唤醒机制是生而具之的,接着就是自主意念,然后才会产生焦虑,最后以至于强迫意念。当唤醒机制开始发挥作用的时候,强迫意念是作为一名抵抗者而不得不离开救死扶伤的战场的。强迫意念或许是唯一一个全程参与并主导我们整个精神活动的一个充满活性的无具物象的精神事物,它或许也还是整个文明或文化的起点或者终点。甚至可以说,是强迫意识通过梦引发了人类的逻辑思维能力,进而创造出了就连上帝也意想不到的奇迹。这一论断不仅指出了强迫意念出离梦的特点,同时也再一次证明了常识在人的精神活动中的重要性。从这点出发,我们似乎可以得出如下的结论,即只有精神活动超常的人,才更有可能发生强迫症的病症。一句话,强迫症其实是一种智慧病。
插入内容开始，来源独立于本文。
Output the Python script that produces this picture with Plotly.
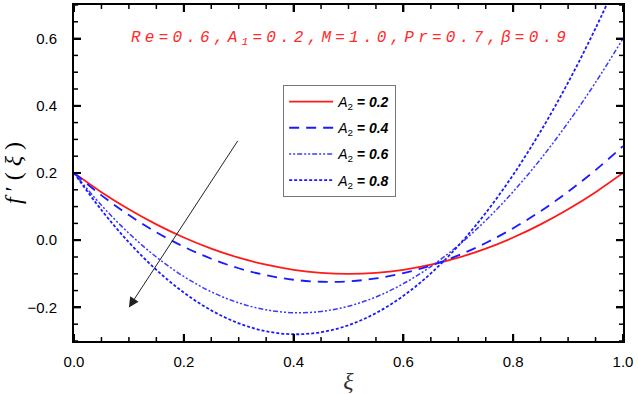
import plotly.graph_objects as go

xi = [0.0, 0.05, 0.1, 0.15, 0.2, 0.25, 0.3, 0.35, 0.4, 0.45, 0.5,
      0.55, 0.6, 0.65, 0.7, 0.75, 0.8, 0.85, 0.9, 0.95, 1.0]

f_a02 = [0.2, 0.143, 0.092, 0.047, 0.008, -0.025, -0.052, -0.073, -0.088, -0.097, -0.1,
         -0.097, -0.088, -0.073, -0.052, -0.025, 0.008, 0.047, 0.092, 0.143, 0.2]
f_a04 = [0.2, 0.1335, 0.0748, 0.0238, -0.0195, -0.0553, -0.0835, -0.1043, -0.1177, -0.1237, -0.1224,
         -0.1138, -0.098, -0.0752, -0.0452, -0.0083, 0.0357, 0.0865, 0.1442, 0.2087, 0.28]
f_a06 = [0.2, 0.1039, 0.0206, -0.05, -0.108, -0.1535, -0.1865, -0.2073, -0.2158, -0.2121, -0.1965,
         -0.1689, -0.1295, -0.0783, -0.0156, 0.0588, 0.1445, 0.2416, 0.35, 0.4695, 0.6]
f_a08 = [0.2, 0.0897, -0.0064, -0.0883, -0.1558, -0.2088, -0.2473, -0.2711, -0.2799, -0.274, -0.253,
         -0.2169, -0.1655, -0.0988, -0.0165, 0.0813, 0.1948, 0.3241, 0.4694, 0.6306, 0.808]

series_names = ["0.2", "0.4", "0.6", "0.8"]
series_vals = [f_a02, f_a04, f_a06, f_a08]
x_range = [0.0, 1.0]
y_range = [-0.3, 0.7]
x_major = [0.0, 0.2, 0.4, 0.6, 0.8, 1.0]
y_major = [-0.2, 0.0, 0.2, 0.4, 0.6]

params_text = "Re=0.6,A₁=0.2,M=1.0,Pr=0.7,β=0.9"

styles = [
    dict(color="#ff1a1a", width=1.8, dash="solid"),
    dict(color="#1a1aff", width=1.8, dash="10px,7px"),
    dict(color="#3a3aff", width=1.5, dash="2px,2px,2px,2px,5px,2px"),
    dict(color="#1a1aff", width=1.8, dash="3px,2px"),
]

W, H = 638, 394
ML, MR, MT, MB = 74, 15, 3, 52
plot_w = W - ML - MR
plot_h = H - MT - MB

fig = go.Figure()
for i, (name, vals, st) in enumerate(zip(series_names, series_vals, styles)):
    fig.add_trace(go.Scatter(
        x=xi, y=vals, mode="lines", line=dict(shape="spline", smoothing=1.0, **st),
        name=f"<i>A</i><sub>2</sub><b><i> = {name}</i></b>",
        legendgroup=f"g{i}",
    ))

# spaced monospace annotation text
gap = '<span style="font-size:7px"> </span>'
chars = []
for ch in params_text:
    if ch == "₁":
        chars.append("<sub>1</sub>")
    else:
        chars.append(ch)
ann_text = "<i>" + gap.join(chars) + "</i>"

# tick marks (major every 0.2, minor every 0.05) on all four sides, inside
def minor_vals(lo, hi):
    out = []
    k = round(lo / 0.05)
    while k * 0.05 <= hi + 1e-9:
        v = round(k * 0.05, 4)
        if abs(v / 0.2 - round(v / 0.2)) > 1e-6:
            out.append(v)
        k += 1
    return out

tick_shapes = []
for vals, ln, w in [(x_major, 7, 2), (minor_vals(*x_range), 4, 1.5)]:
    frac = ln / plot_h
    for v in vals:
        tick_shapes.append(dict(type="line", xref="x", yref="paper", x0=v, x1=v, y0=0, y1=frac,
                                line=dict(color="black", width=w), layer="above"))
        tick_shapes.append(dict(type="line", xref="x", yref="paper", x0=v, x1=v, y0=1, y1=1 - frac,
                                line=dict(color="black", width=w), layer="above"))
for vals, ln, w in [(y_major, 7, 2), (minor_vals(*y_range), 4, 1.5)]:
    frac = ln / plot_w
    for v in vals:
        tick_shapes.append(dict(type="line", xref="paper", yref="y", y0=v, y1=v, x0=0, x1=frac,
                                line=dict(color="black", width=w), layer="above"))
        tick_shapes.append(dict(type="line", xref="paper", yref="y", y0=v, y1=v, x0=1, x1=1 - frac,
                                line=dict(color="black", width=w), layer="above"))

axis_common = dict(
    showgrid=False, zeroline=False, showline=True, linecolor="black", linewidth=2,
    mirror="allticks", ticks="inside", ticklen=7, tickwidth=2, tickcolor="black",
    tickmode="linear", tick0=0, dtick=0.2,
    tickfont=dict(family="Liberation Sans", size=15, color="black"),
    tickformat=".1f",
)

fig.update_layout(
    width=W, height=H,
    margin=dict(l=ML, r=MR, t=MT, b=MB),
    paper_bgcolor="white", plot_bgcolor="white",
    xaxis=dict(range=x_range, ticklabelstandoff=6,
               title=dict(text="<i>ξ</i>", font=dict(family="Liberation Serif", size=24, color="#333"), standoff=4),
               **axis_common),
    yaxis=dict(range=y_range, ticklabelstandoff=12,
               title=dict(text="<i>f</i> ′ ( <i>ξ</i> )", font=dict(family="Liberation Serif", size=24, color="black"), standoff=6),
               **axis_common),
    legend=dict(x=0.381, y=0.762, xanchor="left", yanchor="top",
                bgcolor="rgba(255,255,255,0)", bordercolor="#777", borderwidth=1,
                font=dict(family="Liberation Sans", size=14, color="black"),
                itemwidth=44, traceorder="grouped", tracegroupgap=5),
    showlegend=True,
    shapes=tick_shapes,
    annotations=[
        dict(x=0.5, y=0.6, xref="x", yref="y", text=ann_text, showarrow=False,
             font=dict(family="Liberation Mono", size=16, color="#ff2a2a")),
        dict(x=0.1, y=-0.2, ax=0.3, ay=0.3, xref="x", yref="y", axref="x", ayref="y",
             text="", showarrow=True, arrowhead=2, arrowsize=2, arrowwidth=1, arrowcolor="#222"),
    ],
)

fig.write_html("out.html", config={"displayModeBar": False},
               post_script="document.body.style.margin='0';document.body.style.overflow='hidden';")
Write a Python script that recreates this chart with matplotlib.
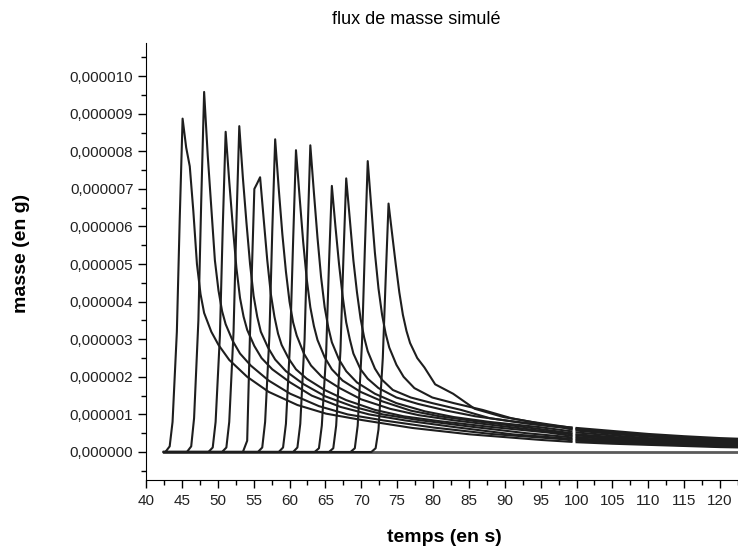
import numpy as np
import matplotlib
matplotlib.use("Agg")
import matplotlib.pyplot as plt
from matplotlib.ticker import MultipleLocator, FuncFormatter

plt.rcParams['font.family'] = ['Liberation Sans', 'DejaVu Sans']

# temps du pic (s) pour chaque simulation
peak_t = [45.1, 48.1, 51.1, 53.0, 55.9, 58.0, 60.9, 62.9, 65.9, 67.9, 70.9, 73.8]

# montee : decalages par rapport au pic et valeurs (1e-6 g)
rise_dt = [-2.4, -1.8, -1.4, -0.8, -0.4, 0.0]
rise_vals = [
    [0, 0.15, 0.8, 3.2, 6.2, 8.87],
    [0, 0.15, 0.9, 3.5, 6.7, 9.58],
    [0, 0.12, 0.8, 3.1, 6.0, 8.52],
    [0, 0.12, 0.8, 3.2, 6.1, 8.67],
    [0, 0.3, 3.2, 7.0, 7.15, 7.31],
    [0, 0.12, 0.8, 3.1, 5.9, 8.32],
    [0, 0.12, 0.75, 3.0, 5.6, 8.03],
    [0, 0.12, 0.75, 3.0, 5.7, 8.16],
    [0, 0.1, 0.7, 2.6, 5.0, 7.08],
    [0, 0.1, 0.7, 2.7, 5.1, 7.28],
    [0, 0.1, 0.7, 2.9, 5.4, 7.74],
    [0, 0.1, 0.6, 2.5, 4.6, 6.61],
]

# descente : decalages apres le pic et valeurs (1e-6 g)
dec_dt = [0.5, 1.0, 1.5, 2.0, 2.5, 3.0, 4.0, 5.0, 6.5, 9.0, 12.0, 16.0, 20.0, 25.0, 32.0, 40.0, 50.0]
dec_vals = [
    [8.1, 7.6, 6.4, 5.0, 4.2, 3.7, 3.2, 2.85, 2.45, 2.0, 1.6, 1.25, 1.02, 0.85, 0.64, 0.47, 0.32],
    [7.9, 6.5, 5.1, 4.3, 3.75, 3.4, 2.95, 2.62, 2.3, 1.9, 1.55, 1.22, 1.0, 0.84, 0.65, 0.48, 0.34],
    [7.2, 6.0, 4.9, 4.1, 3.6, 3.25, 2.82, 2.5, 2.2, 1.85, 1.5, 1.2, 1.0, 0.84, 0.66, 0.47],
    [7.3, 6.1, 5.0, 4.15, 3.6, 3.2, 2.78, 2.46, 2.15, 1.8, 1.48, 1.2, 1.0, 0.85, 0.68, 0.5],
    [6.2, 5.1, 4.2, 3.6, 3.15, 2.85, 2.48, 2.2, 1.95, 1.65, 1.38, 1.12, 0.95, 0.82, 0.67, 0.52],
    [7.0, 5.8, 4.8, 4.0, 3.45, 3.1, 2.62, 2.3, 2.0, 1.7, 1.4, 1.15, 0.98, 0.84, 0.68, 0.5],
    [6.8, 5.6, 4.6, 3.85, 3.35, 2.98, 2.52, 2.2, 1.9, 1.6, 1.35, 1.1, 0.95, 0.82, 0.66],
    [6.9, 5.7, 4.65, 3.85, 3.32, 2.92, 2.46, 2.15, 1.85, 1.55, 1.3, 1.08, 0.93, 0.8, 0.66],
    [6.0, 5.0, 4.15, 3.45, 3.0, 2.62, 2.2, 1.95, 1.7, 1.45, 1.28, 1.1, 0.95, 0.82, 0.66],
    [6.2, 5.1, 4.25, 3.55, 3.05, 2.68, 2.22, 1.92, 1.65, 1.45, 1.3, 1.12, 0.9, 0.76],
    [6.5, 5.3, 4.35, 3.65, 3.15, 2.78, 2.32, 2.0, 1.7, 1.45, 1.3, 1.12, 0.9, 0.72],
    [5.8, 5.0, 4.25, 3.65, 3.22, 2.9, 2.5, 2.25, 1.8, 1.55, 1.15, 0.93, 0.8, 0.66],
]

# fin des courbes (second fichier apres 100 s)
tail_t = [99.3, 100.0, 105.0, 110.0, 115.0, 120.0, 123.0]
tail_vals = [
    [0.27, 0.26, 0.22, 0.19, 0.16, 0.13, 0.12],
    [0.31, 0.30, 0.25, 0.21, 0.18, 0.15, 0.13],
    [0.35, 0.33, 0.28, 0.24, 0.20, 0.17, 0.15],
    [0.39, 0.36, 0.31, 0.26, 0.22, 0.19, 0.17],
    [0.43, 0.40, 0.34, 0.29, 0.25, 0.21, 0.19],
    [0.47, 0.44, 0.37, 0.31, 0.27, 0.23, 0.21],
    [0.50, 0.47, 0.40, 0.34, 0.29, 0.25, 0.23],
    [0.55, 0.52, 0.44, 0.37, 0.32, 0.27, 0.25],
    [0.60, 0.57, 0.48, 0.41, 0.35, 0.30, 0.28],
    [0.62, 0.60, 0.50, 0.43, 0.37, 0.32, 0.29],
    [0.65, 0.62, 0.53, 0.45, 0.39, 0.34, 0.31],
    [0.65, 0.64, 0.56, 0.48, 0.42, 0.37, 0.35],
]

t_start = 42.5
t_end = 123.0

fig = plt.figure(figsize=(7.38, 5.49), dpi=100)
ax = fig.add_axes([146/738, 1-480/549, 1-146/738, (480-42.7)/549])

# ligne de base a zero
ax.plot([t_start, t_end], [0, 0], color='#5a5a5a', lw=2.0, zorder=1)

for i in range(len(peak_t)):
    tp = peak_t[i]
    t = [t_start] + [tp + d for d in rise_dt] + [tp + d for d, v in zip(dec_dt, dec_vals[i])]
    y = [0] + rise_vals[i] + dec_vals[i]
    # trou entre les deux fichiers vers 99.5 s
    t = t + [tail_t[0], np.nan] + tail_t[1:]
    y = y + [tail_vals[i][0], np.nan] + tail_vals[i][1:]
    ax.plot(t, np.array(y, dtype=float) * 1e-6, color='#1e1e1e', lw=1.5, zorder=2)

ax.set_xlim(40, 122.5)
ax.set_ylim(-0.745e-6, 10.89e-6)

ax.spines['top'].set_visible(False)
ax.spines['right'].set_visible(False)

ax.xaxis.set_major_locator(MultipleLocator(5))
ax.xaxis.set_minor_locator(MultipleLocator(2.5))
ax.yaxis.set_major_locator(MultipleLocator(1e-6))
ax.yaxis.set_minor_locator(MultipleLocator(0.5e-6))
ax.yaxis.set_major_formatter(FuncFormatter(lambda v, p: ('%.6f' % (0 if abs(v) < 1e-9 else v)).replace('.', ',')))

ax.tick_params(which='major', direction='out', length=6, width=1, labelsize=11, colors='black', labelcolor='#222222')
ax.tick_params(which='minor', direction='out', length=3.5, width=1)
ax.tick_params(axis='y', pad=3)
ax.tick_params(axis='x', pad=4)

fig.text(416/738, 1-20/549, 'flux de masse simulé', ha='center', va='center', fontsize=13)
fig.text(444/738, 1-537/549, 'temps (en s)', ha='center', va='center', fontsize=14, fontweight='bold')
fig.text(22/738, 1-253/549, 'masse (en g)', ha='center', va='center', fontsize=14, fontweight='bold', rotation=90)

fig.savefig('out.png', dpi=100)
我得承认,我的这个考试的梦几乎满足了我心灵里面流露出来的所有大大小小的愿望。比如工作的愿望,对恩师的悼念,子女就学等等。以至于我为此不得不心头大松。不过,我也知道,还有一个问题没有解决。
我原本是不相信数字梦的,为何短短几天不到,一个几十年都不曾发生过的事,居然就这样堂而皇之地见光了?这真的不得不让人瞠目结舌。话到这里,我也就不得不啰嗦一下。说实在的,如果不是亲身经历,即便打死,我也不会相信事实能够如此。不过,就象我刚刚所提及的那样,整件事就这么莫名其妙地发生了。
所以,我才把它当作是梦的逆向性。很明显,这其中就包含了强迫的意念在里面起着主导的作用。为了能够说明问题。还是让我仔细回忆一下与此相关的实际生活中的一些细节。因为这都是最近才发生的事,所以我可以很方便地获得一些与此梦有关的实际记忆。我记得事情的经过是这样的,第一次看到数字可以入梦时,我就对此深表怀疑。第二次看到它时,我几乎就完全不太相信了。毕竟,在我诸多的记忆中始终难见数字的模样。同时,我还曾努力地回忆过我所经历过的考试梦,希望能够就此和弗洛伊德所预言的解析进行一一的对照。当然,对于弗洛伊德的所说的考试的梦是性经验或性成熟的提法,当时的我在看不到事实的前提下,也是非常不愿意相信的。以上几乎就是我那逆向梦内容的所有事前关联。
我充分相信,自己所做的一切努力只为获得事实的真相。所以,观念上的怀疑并不能减低我对于弗洛伊德的钦佩之情。
然而,必须进行剖析的是,我的不撞南墙不回头的事前的怀疑当中,究竟存有如何的倾向性。是倾向于有数字梦还是倾向于无数字梦呢?答案很明显在于后者。那么显然,问题又来了。由于就在我的上一个梦中,弗洛伊德关于考试梦的论断终于被事实所证明是成立的。为此,深为折服之余,我不免就要因此想到,是否有关数字梦的论断,弗洛伊德也是正确的呢?
所以,在此等疑问的催促下,我的强迫意念产生了。一方面,我担心这一次也会和上一次一样,同样落败于数字梦。另一方面,我又希望弗洛伊德能够胜出,借以维护我心目中的偶像地位。现在可以肯定的是,后者在博弈中暂居了上风,以至于构成了新的愿望。
其实,过程或许早就已经变得无足轻重而不必再行考虑。总之,正是在这种强迫意念的指引下,我的自主意念才清晰地看到了581这个我朋友当年的高考成绩以及小学生考卷上58的定时数字。由此看来,强迫的意念,其工作的效率、刻意程度以及准确性,又是多么地让人不得不为之大感惊讶。